What killed Punjab's sports industry? Here's why we import hockey sticks from Pak
While Prime Minister Narendra Modi tries to keep the spotlight on his ‘Make in India’ programme, Punjab’s story, once the top sports manufacturing hub in India, makes for a striking contrast.
In fact, things have gotten so bad that the players of the sports industry in Jalandhar now import the most major component of India’s national game – the hockey stick – from Pakistan in a big way.
This is simply yet another reason why Punjab’s economy is in trouble.
Sports industrialists in Jalandhar, which was once at the top of sports manufacturing in the country, are now looking for help from the government to revive the ailing industry, which has eroded over the past three decades.
In the city, every party has made election promises along this line and the Congress has even fielded former Olympian Pargat Singh from Jalandhar (Cantt) constituency.
The steady decline
It needs to be understood why the sports industry has declined to such a low point.
During the ‘80s and ‘90s, when militancy was on an upsurge, the industry began to partially shift from Jalandhar to Meerut.
But what has hit the industry hardest has been the failure of successive state governments to address their concerns.
“There is a Value Added Tax (VAT) of 6.50% on the sports goods manufactured here while the VAT in Meerut and Jammu and Kashmir is zero. The government has failed to give any reason for VAT imposition till now. We are just looking forward to the GST regime with the hope that it will provide us with a level playing field,” says Vijay Dhir, the convener of Khel Udyog Sangh.
He said that things would only improve when the government begins to treat sports as a part and parcel of the education system and makes sports goods tax free.
Dhir spoke of how the ban on export of willow from Jammu and Kashmir has hit units manufacturing cricket bats hard, forcing them to buy bats manufactured in Kathua or Jammu.
This means that only 20 of around 100 bat manufacturing units operate now.
According to industrialists, manufacturing of hockey sporting goods is one its last legs. The composite hockey stick, made in fibre and manufactured in Pakistan, has now become immensely popular among those playing competitive hockey.
“While our experts were busy doing research on improving the quality of our hockey sticks, the Pakistani variety not only entered but also captured the market. A lot many of us import these sticks and market them under Indian names like 'Sachin'. And even the import is not easy. We had imported two samples from Pakistan which were delivered to us almost after one year since our authorities were busy inspecting the papers,” said one of the sports manufacturers.

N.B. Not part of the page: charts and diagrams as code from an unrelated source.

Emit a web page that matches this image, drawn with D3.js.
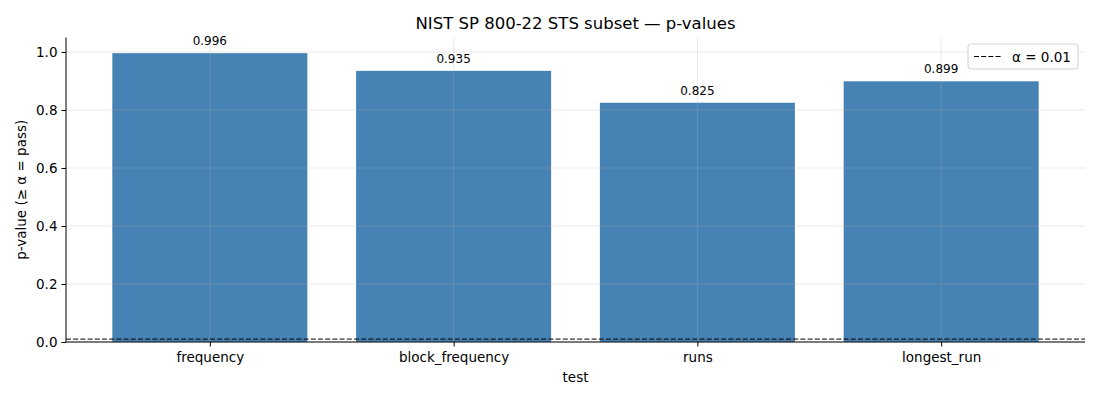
<!DOCTYPE html>
<html>
<head>
<meta charset="utf-8">
<script src="https://cdn.jsdelivr.net/npm/d3@7"></script>
<style>
  body { margin: 0; background: #fff; }
  text { font-family: "DejaVu Sans", sans-serif; fill: #000; }
</style>
</head>
<body>
<div id="chart"></div>
<script>
let tests = ["frequency", "block_frequency", "runs", "longest_run"];
let pvalues = [0.996, 0.935, 0.825, 0.899];
let yTicks = [0.0, 0.2, 0.4, 0.6, 0.8, 1.0];
let alpha = 0.01;

let W = 1100, H = 400;
let mLeft = 66, mRight = 1085, mTop = 37.5, mBottom = 342;

let svg = d3.select("#chart").append("svg")
  .attr("width", W).attr("height", H);

let x = d3.scaleLinear().domain([-0.59, tests.length - 1 + 0.59]).range([mLeft, mRight]);
let y = d3.scaleLinear().domain([0, 1.05]).range([mBottom, mTop]);
let bw = x(0.4) - x(-0.4);

// bars
svg.selectAll("rect.bar").data(pvalues).enter().append("rect")
  .attr("class", "bar")
  .attr("x", (d, i) => x(i) - bw / 2)
  .attr("y", d => y(d))
  .attr("width", bw)
  .attr("height", d => y(0) - y(d))
  .style("fill", "steelblue");

// grid (drawn over bars)
let grid = svg.append("g").attr("stroke", "#b0b0b0").attr("stroke-opacity", 0.35).attr("stroke-width", 0.8);
grid.selectAll("line.gy").data(yTicks).enter().append("line")
  .attr("x1", mLeft).attr("x2", mRight)
  .attr("y1", d => y(d)).attr("y2", d => y(d));
grid.selectAll("line.gx").data(tests).enter().append("line")
  .attr("x1", (d, i) => x(i)).attr("x2", (d, i) => x(i))
  .attr("y1", mTop).attr("y2", mBottom);

// alpha line
svg.append("line")
  .attr("x1", mLeft).attr("x2", mRight)
  .attr("y1", y(alpha)).attr("y2", y(alpha))
  .attr("stroke", "#000").attr("stroke-width", 1)
  .attr("stroke-dasharray", "5,2.2");

// value labels
svg.selectAll("text.val").data(pvalues).enter().append("text")
  .attr("x", (d, i) => x(i))
  .attr("y", d => y(d) - 8)
  .attr("text-anchor", "middle")
  .style("font-size", "12px")
  .text(d => d.toFixed(3));

// axes
let yAxis = d3.axisLeft(y).tickValues(yTicks).tickFormat(d3.format(".1f")).tickSize(4.5).tickPadding(4);
let gy = svg.append("g").attr("transform", `translate(${mLeft},0)`).call(yAxis);
gy.select(".domain").attr("d", `M0,${mTop}V${mBottom}`);

let xAxis = d3.axisBottom(x).tickValues(d3.range(tests.length)).tickFormat(i => tests[i]).tickSize(4.5).tickPadding(5.5);
let gx = svg.append("g").attr("transform", `translate(0,${mBottom})`).call(xAxis);
gx.select(".domain").attr("d", `M${mLeft},0H${mRight}`);

svg.selectAll(".tick text").style("font-size", "13.5px").style("font-family", "DejaVu Sans");
svg.selectAll(".domain, .tick line").attr("stroke", "#000").attr("stroke-width", 1);

// labels
svg.append("text").attr("x", (mLeft + mRight) / 2).attr("y", 29)
  .attr("text-anchor", "middle").style("font-size", "16.5px")
  .text("NIST SP 800-22 STS subset — p-values");
svg.append("text").attr("x", (mLeft + mRight) / 2).attr("y", 382)
  .attr("text-anchor", "middle").style("font-size", "13.5px")
  .text("test");
svg.append("text")
  .attr("transform", `translate(26,${(mTop + mBottom) / 2}) rotate(-90)`)
  .attr("text-anchor", "middle").style("font-size", "13.5px")
  .text("p-value (≥ α = pass)");

// legend
let lg = svg.append("g").attr("transform", "translate(968,44)");
lg.append("rect").attr("width", 110).attr("height", 25).attr("rx", 3)
  .attr("fill", "#fff").attr("fill-opacity", 0.8)
  .attr("stroke", "#d0d0d0");
lg.append("line").attr("x1", 6).attr("x2", 33).attr("y1", 12.5).attr("y2", 12.5)
  .attr("stroke", "#000").attr("stroke-width", 1).attr("stroke-dasharray", "5,2.2");
lg.append("text").attr("x", 44).attr("y", 17.5).style("font-size", "13.5px").text("α = 0.01");
</script>
</body>
</html>
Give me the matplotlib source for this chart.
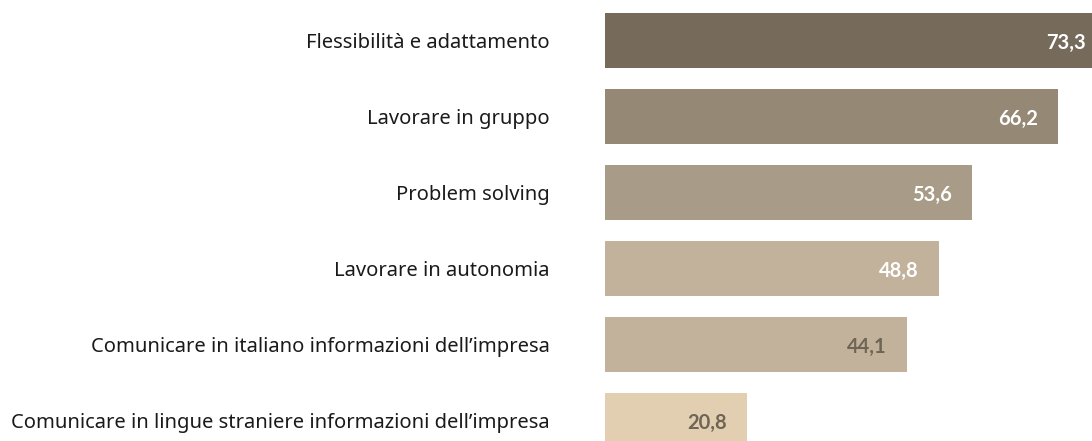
import matplotlib.pyplot as plt

categories = [
    'Flessibilità e adattamento',
    'Lavorare in gruppo',
    'Problem solving',
    'Lavorare in autonomia',
    "Comunicare in italiano informazioni dell\u2019impresa",
    "Comunicare in lingue straniere informazioni dell\u2019impresa",
]
values = [73.3, 66.2, 53.6, 48.8, 44.1, 20.8]
bar_colors = ['#766a5a', '#958875', '#a89b87', '#c2b29c', '#c2b29c', '#e2cfb1']
label_colors = ['white', 'white', 'white', 'white', '#6f6555', '#6f6555']

plt.rcParams['font.family'] = ['Noto Sans', 'DejaVu Sans']

fig = plt.figure(figsize=(10.92, 4.41), dpi=100)
ax = fig.add_axes([0, 0, 1, 1])
ypos = list(range(len(values)))
ax.barh(ypos, values, height=0.72, color=bar_colors)

px = 6.84  # pixels per unit
for i, (cat, v) in enumerate(zip(categories, values)):
    ax.text(-55 / px, i, cat, ha='right', va='center_baseline', fontsize=14.5, color='#1a1a1a')
    ax.text(v - 20 / px, i, f'{v:.1f}'.replace('.', ','), ha='right', va='center_baseline',
            fontsize=14.5, fontweight='bold', family=['Lato', 'DejaVu Sans'],
            color=label_colors[i])

ax.set_xlim(-605 / px, (1092 - 605) / px)
ax.set_ylim((441 - 40.5) / 76, -40.5 / 76)
ax.axis('off')

fig.savefig('out.png', dpi=100)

The fibre hockey stick, made in Pakistan, has become immensely popular with professionals players
Even football manufacturing has slipped out of Jalandhar. “Our labour is expensive while it is available at a lesser price in Meerut. The same is the case with Pakistan. Hence our exports have come down and the exports from Pakistan are shooting up,” said an industrialist.
He pointed out that earlier Jalandhar accounted for 70% of sports goods manufacturing while Meerut accounted for the remaining 30%. But now the trends have reversed with Meerut accounting for 60% while Jalandhar's share has fallen to 40%.
“The discrimination is not confined just to VAT. At no other places have the sports manufacturers been bogged down by filing thee 'C' form for refund of VAT or by the Central Sales Tax,” pointed Dhir.
A question of survival
With cheaper sports goods coming from China, survival has become all the more difficult. As a result, manufacturers of sports goods have gone from being traders and exporters to importers.
“What can a person do when the banks offer you loan at a rate of 13% for industrial purposes? It is the spirit of Punjabis that has led to this industry surviving till now. Otherwise all the odds are against them. The raw material comes from outside Punjab. The labour too comes from outside. And then the finished product too is sent outside. On top of this is the adverse policies of the government,” says Dhir.
Many believe that neither the Akalis nor the local BJP leaders have any sympathy for their cause
Even at this point of time with the industry at a low, it still employs around two lakh people. Jaladhar’s Sports Market in houses no less than 2,000 shops.
And if this was not enough, demonetisation hit the industry hard. This turn of events has led to a firm belief among a majority of sports industrialists in Jalandhar that neither the Akalis nor the local BJP leaders have any sympathy for their cause.
“We had decided to vote for anyone but the Akalis. We still fear that they might come back since the poll arithmetic is in their favour as opposition votes will split between Aam Aadmi Party (AAP) and the Congress. Not that we are very sure that the other two parties will do something for us but we have some hope from them,” says an entrepreneur dealing in gym equipment.